Exercise aim -
Please return nothing but the lines between the line holding "Output the web" and the line holding "const xTicks = [0, 24, 48, 72, 96, 120];", both ends included, without the pictures.

Input material -
+-------+

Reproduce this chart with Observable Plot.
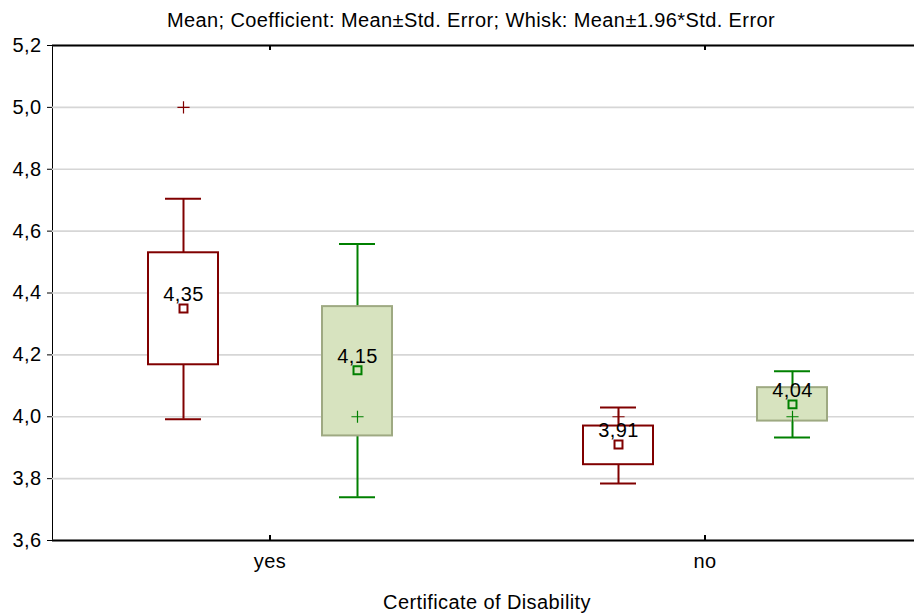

+-------+

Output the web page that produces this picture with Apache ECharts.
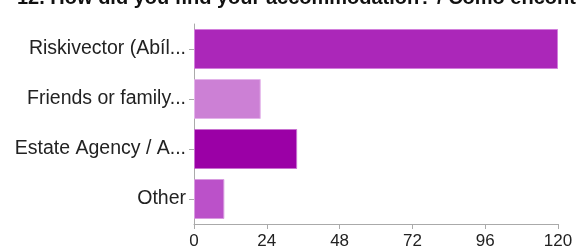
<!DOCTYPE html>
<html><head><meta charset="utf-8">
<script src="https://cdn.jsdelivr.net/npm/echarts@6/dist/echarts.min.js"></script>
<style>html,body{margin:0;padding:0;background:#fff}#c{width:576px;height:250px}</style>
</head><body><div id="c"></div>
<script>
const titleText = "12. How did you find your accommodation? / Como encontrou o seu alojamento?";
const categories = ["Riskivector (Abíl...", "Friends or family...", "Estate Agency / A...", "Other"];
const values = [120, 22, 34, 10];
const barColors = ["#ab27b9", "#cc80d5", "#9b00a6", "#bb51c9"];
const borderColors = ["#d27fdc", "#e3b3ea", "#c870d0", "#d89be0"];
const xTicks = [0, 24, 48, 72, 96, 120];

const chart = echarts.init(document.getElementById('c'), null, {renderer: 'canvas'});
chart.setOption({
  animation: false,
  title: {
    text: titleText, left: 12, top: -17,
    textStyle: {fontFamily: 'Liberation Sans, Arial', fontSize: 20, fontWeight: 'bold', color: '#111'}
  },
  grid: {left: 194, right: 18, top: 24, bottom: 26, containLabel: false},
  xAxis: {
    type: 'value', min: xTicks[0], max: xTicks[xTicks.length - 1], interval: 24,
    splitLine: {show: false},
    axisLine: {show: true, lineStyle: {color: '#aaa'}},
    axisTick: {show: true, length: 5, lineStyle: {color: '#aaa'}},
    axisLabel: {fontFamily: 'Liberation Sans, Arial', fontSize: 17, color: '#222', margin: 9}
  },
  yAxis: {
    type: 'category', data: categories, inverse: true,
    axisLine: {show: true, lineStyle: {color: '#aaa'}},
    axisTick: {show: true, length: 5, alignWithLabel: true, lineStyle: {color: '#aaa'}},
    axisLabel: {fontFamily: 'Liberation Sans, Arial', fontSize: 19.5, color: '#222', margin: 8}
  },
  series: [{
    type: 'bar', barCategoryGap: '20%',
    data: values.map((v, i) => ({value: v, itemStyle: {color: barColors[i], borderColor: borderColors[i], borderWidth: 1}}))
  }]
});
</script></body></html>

+-------+

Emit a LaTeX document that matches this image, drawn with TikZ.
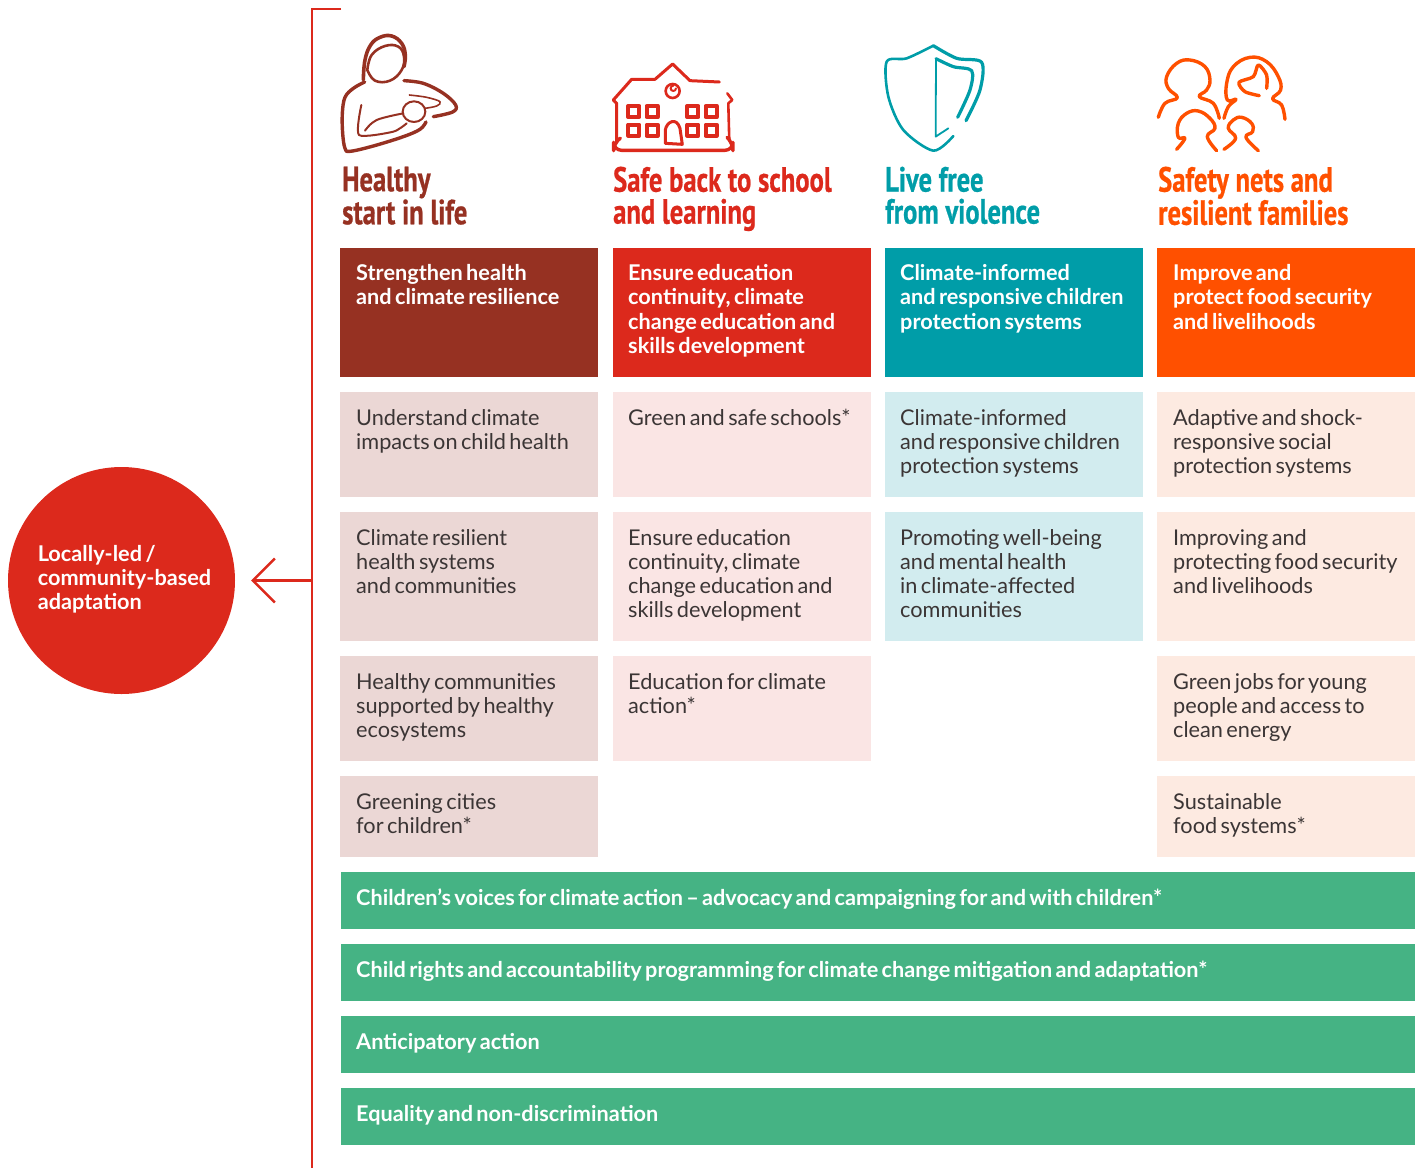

+-------+

Answer for the task -
Output the web page that produces this picture with Apache ECharts.
<!DOCTYPE html>
<html><head><meta charset="utf-8">
<script src="https://cdn.jsdelivr.net/npm/echarts@6/dist/echarts.min.js"></script>
<style>html,body{margin:0;padding:0;background:#fff}#c{width:576px;height:250px}</style>
</head><body><div id="c"></div>
<script>
const titleText = "12. How did you find your accommodation? / Como encontrou o seu alojamento?";
const categories = ["Riskivector (Abíl...", "Friends or family...", "Estate Agency / A...", "Other"];
const values = [120, 22, 34, 10];
const barColors = ["#ab27b9", "#cc80d5", "#9b00a6", "#bb51c9"];
const borderColors = ["#d27fdc", "#e3b3ea", "#c870d0", "#d89be0"];
const xTicks = [0, 24, 48, 72, 96, 120];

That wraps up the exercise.